TASK TO CARRY OUT:
Copy the data below exactly, omitting any picture it contains.

##########

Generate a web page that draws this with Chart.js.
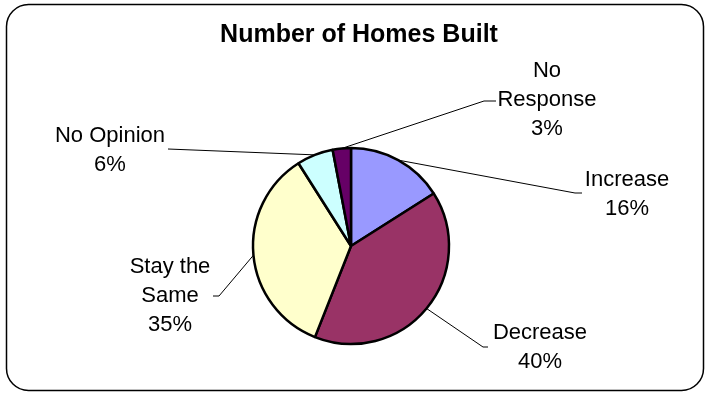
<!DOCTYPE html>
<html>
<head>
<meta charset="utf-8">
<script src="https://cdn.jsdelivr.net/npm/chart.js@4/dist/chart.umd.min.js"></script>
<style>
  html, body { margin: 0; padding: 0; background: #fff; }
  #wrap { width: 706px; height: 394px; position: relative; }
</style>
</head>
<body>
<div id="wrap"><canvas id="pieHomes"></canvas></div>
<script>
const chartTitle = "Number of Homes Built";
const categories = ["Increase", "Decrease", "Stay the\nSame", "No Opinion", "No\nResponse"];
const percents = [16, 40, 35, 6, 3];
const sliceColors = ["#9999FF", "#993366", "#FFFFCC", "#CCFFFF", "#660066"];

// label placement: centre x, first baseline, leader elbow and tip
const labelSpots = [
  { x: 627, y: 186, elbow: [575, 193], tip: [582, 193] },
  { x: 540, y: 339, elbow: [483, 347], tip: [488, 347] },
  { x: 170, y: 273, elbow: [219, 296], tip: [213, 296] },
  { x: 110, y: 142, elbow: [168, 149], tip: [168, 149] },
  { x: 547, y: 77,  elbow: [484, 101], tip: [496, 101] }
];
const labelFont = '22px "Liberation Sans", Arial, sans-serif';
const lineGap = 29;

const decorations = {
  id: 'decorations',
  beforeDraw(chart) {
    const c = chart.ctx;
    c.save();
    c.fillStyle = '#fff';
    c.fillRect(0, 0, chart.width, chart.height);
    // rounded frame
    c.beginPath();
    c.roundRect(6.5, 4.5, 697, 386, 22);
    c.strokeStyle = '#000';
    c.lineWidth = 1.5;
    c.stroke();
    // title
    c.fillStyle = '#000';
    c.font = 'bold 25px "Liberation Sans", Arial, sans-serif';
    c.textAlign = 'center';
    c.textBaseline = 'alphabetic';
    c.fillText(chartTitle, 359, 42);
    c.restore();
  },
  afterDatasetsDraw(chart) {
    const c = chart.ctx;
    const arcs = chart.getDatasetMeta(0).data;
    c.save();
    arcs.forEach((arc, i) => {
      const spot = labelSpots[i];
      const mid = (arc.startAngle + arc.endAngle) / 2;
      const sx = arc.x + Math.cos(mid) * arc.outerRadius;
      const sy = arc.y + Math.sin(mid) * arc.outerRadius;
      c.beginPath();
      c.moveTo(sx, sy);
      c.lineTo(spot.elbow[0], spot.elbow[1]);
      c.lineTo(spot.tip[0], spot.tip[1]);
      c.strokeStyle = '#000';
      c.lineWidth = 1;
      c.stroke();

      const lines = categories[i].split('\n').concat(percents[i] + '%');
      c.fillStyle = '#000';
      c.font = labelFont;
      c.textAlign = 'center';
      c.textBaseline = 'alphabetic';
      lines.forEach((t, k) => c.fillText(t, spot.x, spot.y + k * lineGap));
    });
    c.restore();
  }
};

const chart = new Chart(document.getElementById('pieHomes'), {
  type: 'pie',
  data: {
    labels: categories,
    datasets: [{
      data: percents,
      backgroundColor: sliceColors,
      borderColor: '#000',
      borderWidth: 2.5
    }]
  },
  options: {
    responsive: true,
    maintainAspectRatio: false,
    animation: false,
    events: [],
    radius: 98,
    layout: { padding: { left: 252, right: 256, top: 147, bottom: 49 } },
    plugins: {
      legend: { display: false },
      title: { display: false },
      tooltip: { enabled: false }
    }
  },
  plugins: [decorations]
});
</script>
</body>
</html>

##########

THE RESPONSE:
Generate a web page that draws this with Chart.js.
<!DOCTYPE html>
<html>
<head>
<meta charset="utf-8">
<script src="https://cdn.jsdelivr.net/npm/chart.js@4/dist/chart.umd.min.js"></script>
<style>
  html, body { margin: 0; padding: 0; background: #fff; }
  #wrap { width: 706px; height: 394px; position: relative; }
</style>
</head>
<body>
<div id="wrap"><canvas id="pieHomes"></canvas></div>
<script>
const chartTitle = "Number of Homes Built";
const categories = ["Increase", "Decrease", "Stay the\nSame", "No Opinion", "No\nResponse"];
const percents = [16, 40, 35, 6, 3];
const sliceColors = ["#9999FF", "#993366", "#FFFFCC", "#CCFFFF", "#660066"];

// label placement: centre x, first baseline, leader elbow and tip
const labelSpots = [
  { x: 627, y: 186, elbow: [575, 193], tip: [582, 193] },
  { x: 540, y: 339, elbow: [483, 347], tip: [488, 347] },
  { x: 170, y: 273, elbow: [219, 296], tip: [213, 296] },
  { x: 110, y: 142, elbow: [168, 149], tip: [168, 149] },
  { x: 547, y: 77,  elbow: [484, 101], tip: [496, 101] }
];
const labelFont = '22px "Liberation Sans", Arial, sans-serif';
const lineGap = 29;

const decorations = {
  id: 'decorations',
  beforeDraw(chart) {
    const c = chart.ctx;
    c.save();
    c.fillStyle = '#fff';
    c.fillRect(0, 0, chart.width, chart.height);
    // rounded frame
    c.beginPath();
    c.roundRect(6.5, 4.5, 697, 386, 22);
    c.strokeStyle = '#000';
    c.lineWidth = 1.5;
    c.stroke();
    // title
    c.fillStyle = '#000';
    c.font = 'bold 25px "Liberation Sans", Arial, sans-serif';
    c.textAlign = 'center';
    c.textBaseline = 'alphabetic';
    c.fillText(chartTitle, 359, 42);
    c.restore();
  },
  afterDatasetsDraw(chart) {
    const c = chart.ctx;
    const arcs = chart.getDatasetMeta(0).data;
    c.save();
    arcs.forEach((arc, i) => {
      const spot = labelSpots[i];
      const mid = (arc.startAngle + arc.endAngle) / 2;
      const sx = arc.x + Math.cos(mid) * arc.outerRadius;
      const sy = arc.y + Math.sin(mid) * arc.outerRadius;
      c.beginPath();
      c.moveTo(sx, sy);
      c.lineTo(spot.elbow[0], spot.elbow[1]);
      c.lineTo(spot.tip[0], spot.tip[1]);
      c.strokeStyle = '#000';
      c.lineWidth = 1;
      c.stroke();

      const lines = categories[i].split('\n').concat(percents[i] + '%');
      c.fillStyle = '#000';
      c.font = labelFont;
      c.textAlign = 'center';
      c.textBaseline = 'alphabetic';
      lines.forEach((t, k) => c.fillText(t, spot.x, spot.y + k * lineGap));
    });
    c.restore();
  }
};

const chart = new Chart(document.getElementById('pieHomes'), {
  type: 'pie',
  data: {
    labels: categories,
    datasets: [{
      data: percents,
      backgroundColor: sliceColors,
      borderColor: '#000',
      borderWidth: 2.5
    }]
  },
  options: {
    responsive: true,
    maintainAspectRatio: false,
    animation: false,
    events: [],
    radius: 98,
    layout: { padding: { left: 252, right: 256, top: 147, bottom: 49 } },
    plugins: {
      legend: { display: false },
      title: { display: false },
      tooltip: { enabled: false }
    }
  },
  plugins: [decorations]
});
</script>
</body>
</html>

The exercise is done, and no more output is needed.